> _Short problem_
Restate exactly the lines of the entries below, beginning with the first and ending with the line that holds "plt.rcParams['font.family'] = ['Noto". Pictures are not copied.

> _Input_
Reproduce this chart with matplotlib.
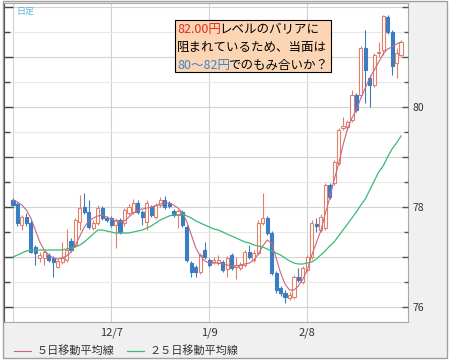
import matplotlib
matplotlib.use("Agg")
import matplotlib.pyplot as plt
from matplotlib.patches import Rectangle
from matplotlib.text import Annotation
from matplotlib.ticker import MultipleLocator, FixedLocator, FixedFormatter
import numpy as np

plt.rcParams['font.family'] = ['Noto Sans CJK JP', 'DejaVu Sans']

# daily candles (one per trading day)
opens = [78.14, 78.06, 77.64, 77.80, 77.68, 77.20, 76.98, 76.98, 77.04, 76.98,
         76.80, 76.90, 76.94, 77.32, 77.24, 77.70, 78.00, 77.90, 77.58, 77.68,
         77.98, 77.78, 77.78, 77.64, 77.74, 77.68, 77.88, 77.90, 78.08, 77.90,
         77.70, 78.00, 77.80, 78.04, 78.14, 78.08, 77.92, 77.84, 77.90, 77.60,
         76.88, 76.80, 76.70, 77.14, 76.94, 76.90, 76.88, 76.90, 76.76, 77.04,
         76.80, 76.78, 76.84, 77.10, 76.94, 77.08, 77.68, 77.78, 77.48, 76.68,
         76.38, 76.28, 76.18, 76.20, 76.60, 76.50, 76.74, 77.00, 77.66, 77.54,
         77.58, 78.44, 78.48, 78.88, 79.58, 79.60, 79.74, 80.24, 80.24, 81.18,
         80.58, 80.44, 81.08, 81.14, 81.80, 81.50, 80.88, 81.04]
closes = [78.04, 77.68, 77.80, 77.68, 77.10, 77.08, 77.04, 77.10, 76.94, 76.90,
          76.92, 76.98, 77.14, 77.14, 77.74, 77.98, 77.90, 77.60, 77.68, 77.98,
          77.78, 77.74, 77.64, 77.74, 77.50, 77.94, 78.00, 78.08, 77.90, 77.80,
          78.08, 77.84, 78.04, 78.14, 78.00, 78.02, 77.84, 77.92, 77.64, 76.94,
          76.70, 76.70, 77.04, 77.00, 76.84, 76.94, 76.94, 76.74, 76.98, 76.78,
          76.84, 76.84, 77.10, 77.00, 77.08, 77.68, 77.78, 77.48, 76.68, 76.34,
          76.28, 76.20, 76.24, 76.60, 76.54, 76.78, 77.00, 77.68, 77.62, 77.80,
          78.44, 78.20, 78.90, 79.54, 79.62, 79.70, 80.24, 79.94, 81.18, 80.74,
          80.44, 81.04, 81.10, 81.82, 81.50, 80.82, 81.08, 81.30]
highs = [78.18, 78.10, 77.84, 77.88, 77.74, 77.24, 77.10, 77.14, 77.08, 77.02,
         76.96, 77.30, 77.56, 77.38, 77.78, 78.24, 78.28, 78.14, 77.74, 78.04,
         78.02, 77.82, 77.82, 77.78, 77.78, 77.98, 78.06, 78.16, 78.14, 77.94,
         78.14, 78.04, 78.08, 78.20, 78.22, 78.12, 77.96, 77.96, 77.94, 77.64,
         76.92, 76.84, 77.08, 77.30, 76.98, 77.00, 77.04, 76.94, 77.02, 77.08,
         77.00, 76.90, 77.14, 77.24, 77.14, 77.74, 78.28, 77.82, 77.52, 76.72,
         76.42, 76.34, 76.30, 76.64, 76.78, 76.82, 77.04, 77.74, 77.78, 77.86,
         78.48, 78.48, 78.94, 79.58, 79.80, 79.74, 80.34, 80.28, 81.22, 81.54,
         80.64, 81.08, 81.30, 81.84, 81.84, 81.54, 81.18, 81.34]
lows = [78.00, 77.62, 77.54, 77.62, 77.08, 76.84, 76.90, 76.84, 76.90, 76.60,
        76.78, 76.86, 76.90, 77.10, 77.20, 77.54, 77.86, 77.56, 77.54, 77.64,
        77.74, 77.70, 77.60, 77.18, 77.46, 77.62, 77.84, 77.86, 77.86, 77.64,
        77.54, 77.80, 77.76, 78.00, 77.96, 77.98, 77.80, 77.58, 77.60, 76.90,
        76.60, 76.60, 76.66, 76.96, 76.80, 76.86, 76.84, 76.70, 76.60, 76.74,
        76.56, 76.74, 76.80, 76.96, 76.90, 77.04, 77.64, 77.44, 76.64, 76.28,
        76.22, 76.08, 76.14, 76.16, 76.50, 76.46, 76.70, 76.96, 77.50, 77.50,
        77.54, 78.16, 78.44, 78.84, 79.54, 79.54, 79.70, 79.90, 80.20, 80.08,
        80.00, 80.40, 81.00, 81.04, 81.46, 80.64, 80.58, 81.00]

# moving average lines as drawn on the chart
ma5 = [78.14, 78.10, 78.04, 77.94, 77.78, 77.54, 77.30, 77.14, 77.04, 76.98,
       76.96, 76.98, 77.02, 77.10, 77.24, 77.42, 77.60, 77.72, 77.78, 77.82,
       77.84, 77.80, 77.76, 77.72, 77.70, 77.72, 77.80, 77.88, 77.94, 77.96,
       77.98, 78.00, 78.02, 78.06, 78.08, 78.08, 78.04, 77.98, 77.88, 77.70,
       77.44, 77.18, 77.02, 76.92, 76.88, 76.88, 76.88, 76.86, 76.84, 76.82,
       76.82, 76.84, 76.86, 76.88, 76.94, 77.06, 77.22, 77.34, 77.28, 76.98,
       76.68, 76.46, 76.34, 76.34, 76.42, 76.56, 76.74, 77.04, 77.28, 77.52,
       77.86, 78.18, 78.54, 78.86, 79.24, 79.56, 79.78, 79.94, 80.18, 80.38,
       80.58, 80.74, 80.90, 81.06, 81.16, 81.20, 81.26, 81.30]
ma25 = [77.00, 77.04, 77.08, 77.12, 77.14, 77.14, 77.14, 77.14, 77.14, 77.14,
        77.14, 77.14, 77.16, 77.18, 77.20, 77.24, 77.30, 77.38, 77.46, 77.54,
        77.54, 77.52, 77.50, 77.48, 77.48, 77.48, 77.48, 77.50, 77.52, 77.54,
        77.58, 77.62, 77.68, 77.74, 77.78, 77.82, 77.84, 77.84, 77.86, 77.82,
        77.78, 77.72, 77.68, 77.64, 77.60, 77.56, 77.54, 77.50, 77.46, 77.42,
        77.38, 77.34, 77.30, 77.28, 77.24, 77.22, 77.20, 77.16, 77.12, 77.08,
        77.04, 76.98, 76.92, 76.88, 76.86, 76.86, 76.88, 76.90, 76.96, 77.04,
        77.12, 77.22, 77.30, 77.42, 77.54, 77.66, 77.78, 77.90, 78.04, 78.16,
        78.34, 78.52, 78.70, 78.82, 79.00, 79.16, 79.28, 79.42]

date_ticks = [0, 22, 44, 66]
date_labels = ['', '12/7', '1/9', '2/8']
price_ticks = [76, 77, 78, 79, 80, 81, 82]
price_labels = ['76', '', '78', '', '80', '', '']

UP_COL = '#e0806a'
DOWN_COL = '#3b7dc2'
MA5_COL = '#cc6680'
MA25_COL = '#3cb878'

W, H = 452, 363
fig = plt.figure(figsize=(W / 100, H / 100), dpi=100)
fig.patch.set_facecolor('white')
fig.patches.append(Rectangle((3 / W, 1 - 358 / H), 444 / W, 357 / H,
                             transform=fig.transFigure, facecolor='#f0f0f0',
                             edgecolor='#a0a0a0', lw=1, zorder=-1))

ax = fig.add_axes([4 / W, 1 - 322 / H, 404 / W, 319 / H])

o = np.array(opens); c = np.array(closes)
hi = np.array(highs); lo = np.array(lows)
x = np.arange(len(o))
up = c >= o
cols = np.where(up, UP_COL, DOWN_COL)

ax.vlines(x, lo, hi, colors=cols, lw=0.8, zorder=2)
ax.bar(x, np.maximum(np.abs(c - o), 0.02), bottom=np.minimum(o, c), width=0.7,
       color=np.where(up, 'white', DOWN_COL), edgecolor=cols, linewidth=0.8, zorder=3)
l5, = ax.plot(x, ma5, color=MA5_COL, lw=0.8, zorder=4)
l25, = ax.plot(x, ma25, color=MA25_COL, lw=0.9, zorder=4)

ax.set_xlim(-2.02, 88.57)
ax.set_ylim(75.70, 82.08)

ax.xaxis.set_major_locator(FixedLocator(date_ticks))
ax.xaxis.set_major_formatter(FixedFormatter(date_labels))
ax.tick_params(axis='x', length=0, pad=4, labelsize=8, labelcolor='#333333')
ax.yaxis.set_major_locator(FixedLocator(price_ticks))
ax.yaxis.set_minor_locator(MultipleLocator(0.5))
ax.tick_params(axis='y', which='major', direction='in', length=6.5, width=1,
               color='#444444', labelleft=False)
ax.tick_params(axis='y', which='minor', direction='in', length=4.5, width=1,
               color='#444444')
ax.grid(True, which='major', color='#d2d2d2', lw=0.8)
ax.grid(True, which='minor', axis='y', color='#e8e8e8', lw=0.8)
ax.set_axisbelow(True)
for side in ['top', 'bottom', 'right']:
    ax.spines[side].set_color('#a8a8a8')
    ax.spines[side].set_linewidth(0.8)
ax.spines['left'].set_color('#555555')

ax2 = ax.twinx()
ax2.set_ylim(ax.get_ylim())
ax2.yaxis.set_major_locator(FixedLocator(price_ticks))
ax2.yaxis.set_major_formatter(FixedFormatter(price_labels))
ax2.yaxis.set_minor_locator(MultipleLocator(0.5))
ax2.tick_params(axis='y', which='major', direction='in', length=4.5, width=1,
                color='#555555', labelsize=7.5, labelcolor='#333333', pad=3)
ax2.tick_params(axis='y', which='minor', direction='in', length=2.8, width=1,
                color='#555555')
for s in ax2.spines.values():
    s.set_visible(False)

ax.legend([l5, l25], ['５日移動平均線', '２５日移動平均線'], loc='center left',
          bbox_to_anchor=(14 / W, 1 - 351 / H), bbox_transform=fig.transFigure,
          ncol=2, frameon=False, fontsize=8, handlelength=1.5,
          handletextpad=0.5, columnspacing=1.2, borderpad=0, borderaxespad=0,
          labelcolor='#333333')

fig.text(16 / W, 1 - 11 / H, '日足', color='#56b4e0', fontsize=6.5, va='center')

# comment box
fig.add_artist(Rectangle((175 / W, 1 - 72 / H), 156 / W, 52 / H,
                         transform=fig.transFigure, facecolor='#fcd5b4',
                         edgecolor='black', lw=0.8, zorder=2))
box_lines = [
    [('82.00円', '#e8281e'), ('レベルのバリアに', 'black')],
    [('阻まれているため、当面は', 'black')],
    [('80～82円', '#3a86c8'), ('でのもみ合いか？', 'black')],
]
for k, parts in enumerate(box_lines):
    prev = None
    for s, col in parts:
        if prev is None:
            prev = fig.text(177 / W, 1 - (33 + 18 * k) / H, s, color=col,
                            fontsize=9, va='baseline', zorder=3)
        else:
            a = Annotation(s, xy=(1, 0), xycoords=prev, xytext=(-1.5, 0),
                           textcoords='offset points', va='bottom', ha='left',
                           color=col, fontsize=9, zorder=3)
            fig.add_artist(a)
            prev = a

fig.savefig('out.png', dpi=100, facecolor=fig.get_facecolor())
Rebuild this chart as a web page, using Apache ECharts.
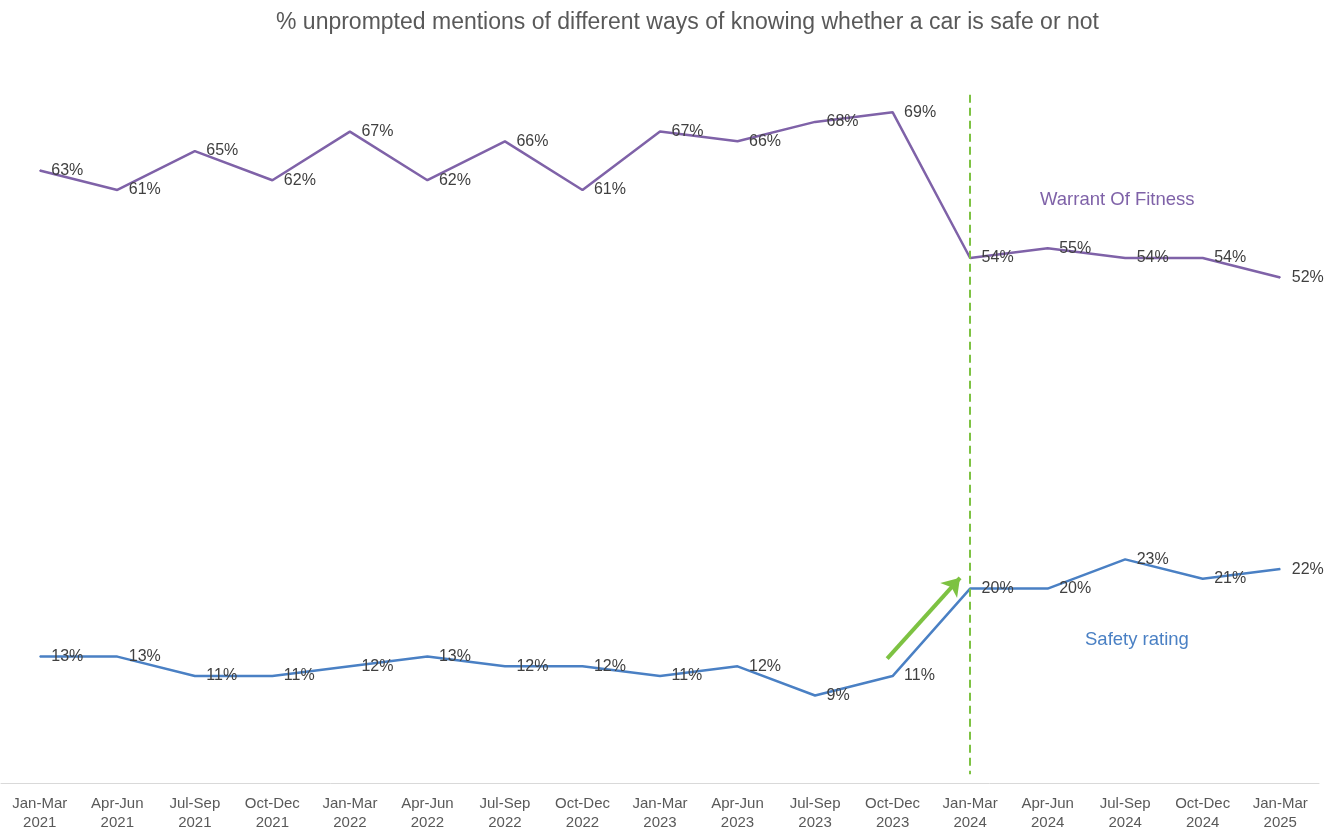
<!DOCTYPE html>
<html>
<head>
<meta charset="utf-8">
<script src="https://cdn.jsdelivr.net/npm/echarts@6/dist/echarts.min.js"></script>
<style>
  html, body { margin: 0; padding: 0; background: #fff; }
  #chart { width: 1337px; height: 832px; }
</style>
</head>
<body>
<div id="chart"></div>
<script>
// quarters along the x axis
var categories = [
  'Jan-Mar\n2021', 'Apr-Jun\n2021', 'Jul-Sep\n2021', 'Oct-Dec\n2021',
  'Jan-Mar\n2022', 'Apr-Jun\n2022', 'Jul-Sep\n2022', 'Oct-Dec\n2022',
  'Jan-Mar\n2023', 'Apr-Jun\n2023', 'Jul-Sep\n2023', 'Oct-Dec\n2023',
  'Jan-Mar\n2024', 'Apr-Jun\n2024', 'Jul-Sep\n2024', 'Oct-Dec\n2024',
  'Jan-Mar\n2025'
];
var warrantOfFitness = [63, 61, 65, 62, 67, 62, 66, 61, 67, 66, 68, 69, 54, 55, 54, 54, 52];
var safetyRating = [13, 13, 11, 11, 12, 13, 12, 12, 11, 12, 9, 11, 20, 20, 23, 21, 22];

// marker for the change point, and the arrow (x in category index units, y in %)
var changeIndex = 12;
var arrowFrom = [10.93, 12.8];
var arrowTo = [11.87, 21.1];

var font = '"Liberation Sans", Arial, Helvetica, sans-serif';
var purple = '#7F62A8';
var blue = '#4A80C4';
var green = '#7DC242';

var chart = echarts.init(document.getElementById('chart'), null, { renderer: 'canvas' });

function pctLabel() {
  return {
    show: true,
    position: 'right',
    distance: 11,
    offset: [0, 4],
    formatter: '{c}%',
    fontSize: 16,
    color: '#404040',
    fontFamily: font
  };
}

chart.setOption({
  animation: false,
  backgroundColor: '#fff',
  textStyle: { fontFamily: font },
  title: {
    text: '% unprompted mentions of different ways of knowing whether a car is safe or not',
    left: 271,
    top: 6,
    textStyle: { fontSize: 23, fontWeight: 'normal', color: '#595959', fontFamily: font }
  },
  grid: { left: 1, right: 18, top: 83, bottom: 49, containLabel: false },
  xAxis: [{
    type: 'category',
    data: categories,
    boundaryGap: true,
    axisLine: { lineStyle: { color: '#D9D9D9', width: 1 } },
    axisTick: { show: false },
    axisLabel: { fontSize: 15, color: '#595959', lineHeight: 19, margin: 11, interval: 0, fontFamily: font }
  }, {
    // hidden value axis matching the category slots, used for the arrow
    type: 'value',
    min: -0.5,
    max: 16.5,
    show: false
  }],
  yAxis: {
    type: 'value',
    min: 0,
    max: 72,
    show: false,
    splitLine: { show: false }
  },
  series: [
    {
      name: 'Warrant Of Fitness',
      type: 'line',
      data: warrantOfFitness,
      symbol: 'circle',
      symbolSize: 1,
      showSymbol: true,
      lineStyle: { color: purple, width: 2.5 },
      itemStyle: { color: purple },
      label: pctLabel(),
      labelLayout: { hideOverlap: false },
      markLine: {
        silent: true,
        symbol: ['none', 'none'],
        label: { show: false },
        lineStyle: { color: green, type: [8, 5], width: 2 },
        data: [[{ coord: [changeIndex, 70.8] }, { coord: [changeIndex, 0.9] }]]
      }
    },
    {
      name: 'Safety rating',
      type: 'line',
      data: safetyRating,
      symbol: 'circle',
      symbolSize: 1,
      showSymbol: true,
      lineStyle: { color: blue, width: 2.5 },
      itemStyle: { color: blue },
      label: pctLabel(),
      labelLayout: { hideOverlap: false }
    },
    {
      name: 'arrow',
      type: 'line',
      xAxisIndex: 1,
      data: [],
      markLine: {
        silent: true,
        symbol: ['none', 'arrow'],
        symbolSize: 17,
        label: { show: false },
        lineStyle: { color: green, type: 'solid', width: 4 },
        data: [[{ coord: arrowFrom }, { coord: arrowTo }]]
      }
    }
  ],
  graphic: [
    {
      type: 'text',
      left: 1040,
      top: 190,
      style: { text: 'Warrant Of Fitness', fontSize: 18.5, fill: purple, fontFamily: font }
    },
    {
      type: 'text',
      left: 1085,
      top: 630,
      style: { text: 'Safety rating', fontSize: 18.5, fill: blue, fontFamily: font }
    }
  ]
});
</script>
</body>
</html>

> _Exercise response_
Reproduce this chart with matplotlib.
import matplotlib
matplotlib.use("Agg")
import matplotlib.pyplot as plt
from matplotlib.patches import Rectangle
from matplotlib.text import Annotation
from matplotlib.ticker import MultipleLocator, FixedLocator, FixedFormatter
import numpy as np

plt.rcParams['font.family'] = ['Noto Sans CJK JP', 'DejaVu Sans']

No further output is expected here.